Dr. Allen Onyema didn't just start an airline in 2014. He declared war on an industry that told Nigerians they couldn't compete with the world.
Today, Air Peace operates 38 aircraft across Nigeria, West Africa, and beyond. The company employs thousands and connects cities that once relied on dangerous highway travel.
But the real breakthrough came on March 30, 2024. Air Peace launched direct Lagos to London flights, shattering a monopoly that had kept fares prohibitively expensive for years. Students who couldn't afford to visit family suddenly had options. Businesses found new efficiency. Families reunited more easily.
The airline didn't stop there. In October 2025, Air Peace added two more direct routes between Nigeria and the UK, operating from both Lagos and Abuja to London's airports.
What makes this story remarkable isn't just the business success. Onyema started as a lawyer with a passion for peacebuilding, not aviation. He trained over 30,000 youths in conflict zones without a single violent incident. He studied non-violent conflict management and risked his life engaging militants in the Niger Delta.

His airline took flight with seven planes and a mountain of doubt from skeptics. Eleven years later, Air Peace is the largest carrier in West and Central Africa, with ten new Boeing 737 MAX aircraft already paid for and awaiting delivery.
The Ripple Effect
The impact extends far beyond cheaper tickets. Thousands of Nigerians found jobs as pilots, engineers, flight attendants, and ground crew. Trade flourished with better connectivity. Tourism grew. Most importantly, a nation of 200 million people looked up and saw what their own could build.

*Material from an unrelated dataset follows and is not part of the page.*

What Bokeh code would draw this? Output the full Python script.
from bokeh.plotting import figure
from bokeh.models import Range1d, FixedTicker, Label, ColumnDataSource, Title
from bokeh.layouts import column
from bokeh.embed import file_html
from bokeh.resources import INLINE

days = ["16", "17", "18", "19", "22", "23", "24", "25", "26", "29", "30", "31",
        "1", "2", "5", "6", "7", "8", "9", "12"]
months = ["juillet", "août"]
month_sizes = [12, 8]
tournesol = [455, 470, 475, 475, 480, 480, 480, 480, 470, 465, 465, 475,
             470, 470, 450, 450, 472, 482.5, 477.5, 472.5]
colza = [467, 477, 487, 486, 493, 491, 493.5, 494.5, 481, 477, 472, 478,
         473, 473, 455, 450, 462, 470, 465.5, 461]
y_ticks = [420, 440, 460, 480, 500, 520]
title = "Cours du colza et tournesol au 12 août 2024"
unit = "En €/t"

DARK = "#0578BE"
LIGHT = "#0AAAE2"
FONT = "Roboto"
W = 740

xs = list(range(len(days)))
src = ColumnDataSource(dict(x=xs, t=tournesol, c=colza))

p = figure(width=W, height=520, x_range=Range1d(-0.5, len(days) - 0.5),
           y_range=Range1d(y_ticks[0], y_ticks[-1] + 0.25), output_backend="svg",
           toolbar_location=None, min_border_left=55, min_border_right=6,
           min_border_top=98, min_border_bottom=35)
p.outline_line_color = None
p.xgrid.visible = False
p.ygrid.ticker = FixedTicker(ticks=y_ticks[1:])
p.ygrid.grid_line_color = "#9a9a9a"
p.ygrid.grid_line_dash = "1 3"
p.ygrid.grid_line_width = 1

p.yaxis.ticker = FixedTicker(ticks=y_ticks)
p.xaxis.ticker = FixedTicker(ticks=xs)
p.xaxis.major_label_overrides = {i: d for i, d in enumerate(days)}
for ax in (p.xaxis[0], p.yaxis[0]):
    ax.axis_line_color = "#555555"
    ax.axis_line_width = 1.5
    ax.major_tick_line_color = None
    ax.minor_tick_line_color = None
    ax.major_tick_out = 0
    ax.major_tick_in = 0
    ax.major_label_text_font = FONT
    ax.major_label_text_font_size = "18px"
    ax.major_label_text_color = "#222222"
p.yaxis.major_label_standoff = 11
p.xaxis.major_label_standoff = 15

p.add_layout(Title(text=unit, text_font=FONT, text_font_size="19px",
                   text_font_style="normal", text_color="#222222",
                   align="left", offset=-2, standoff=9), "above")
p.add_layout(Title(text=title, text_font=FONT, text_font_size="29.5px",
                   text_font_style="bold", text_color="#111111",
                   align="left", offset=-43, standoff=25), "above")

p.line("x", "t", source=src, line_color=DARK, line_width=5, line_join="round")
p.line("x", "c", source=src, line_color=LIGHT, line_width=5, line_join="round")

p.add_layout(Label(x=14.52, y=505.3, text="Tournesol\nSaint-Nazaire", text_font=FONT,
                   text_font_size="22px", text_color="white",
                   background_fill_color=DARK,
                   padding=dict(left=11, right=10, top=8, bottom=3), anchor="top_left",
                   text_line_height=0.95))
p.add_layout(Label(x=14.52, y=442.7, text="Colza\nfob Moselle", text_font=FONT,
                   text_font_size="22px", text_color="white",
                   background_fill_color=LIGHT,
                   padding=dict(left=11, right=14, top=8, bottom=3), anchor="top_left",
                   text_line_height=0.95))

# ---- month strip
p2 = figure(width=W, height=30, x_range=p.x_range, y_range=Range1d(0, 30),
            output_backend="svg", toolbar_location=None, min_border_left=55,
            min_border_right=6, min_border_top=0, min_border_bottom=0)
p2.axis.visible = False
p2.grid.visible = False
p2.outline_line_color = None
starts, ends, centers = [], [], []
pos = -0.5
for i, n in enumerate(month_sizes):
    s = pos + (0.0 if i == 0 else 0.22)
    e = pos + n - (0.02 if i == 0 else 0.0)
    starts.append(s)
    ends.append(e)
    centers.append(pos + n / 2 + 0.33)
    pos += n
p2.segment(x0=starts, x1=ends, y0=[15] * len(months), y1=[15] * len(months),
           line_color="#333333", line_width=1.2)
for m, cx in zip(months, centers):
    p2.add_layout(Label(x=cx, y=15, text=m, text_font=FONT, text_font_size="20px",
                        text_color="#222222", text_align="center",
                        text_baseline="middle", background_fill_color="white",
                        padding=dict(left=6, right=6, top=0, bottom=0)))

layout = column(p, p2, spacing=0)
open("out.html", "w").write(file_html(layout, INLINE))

Other industries watched and wondered: if aviation, why not manufacturing? Why not technology? Why not global services? One man's audacity became a nation's permission slip to dream bigger.

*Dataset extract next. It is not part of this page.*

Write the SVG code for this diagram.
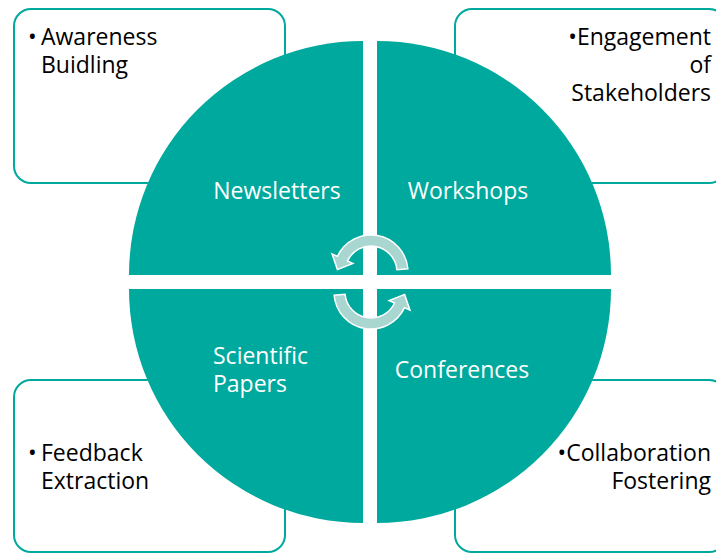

Students now budget for affordable flights home during holidays. Entrepreneurs make same-day business trips that once required overnight stays. Families separated by an ocean reunite without financial devastation.
The Boeing 777s that fly Air Peace colors over the Atlantic carry more than passengers. They carry proof that Nigerian enterprise can soar at 35,000 feet, competing with airlines that have operated for generations.
Allen Onyema, who began his career mediating conflicts and training youth, ultimately gave his country something it desperately needed: belief in its own capability to reach any destination.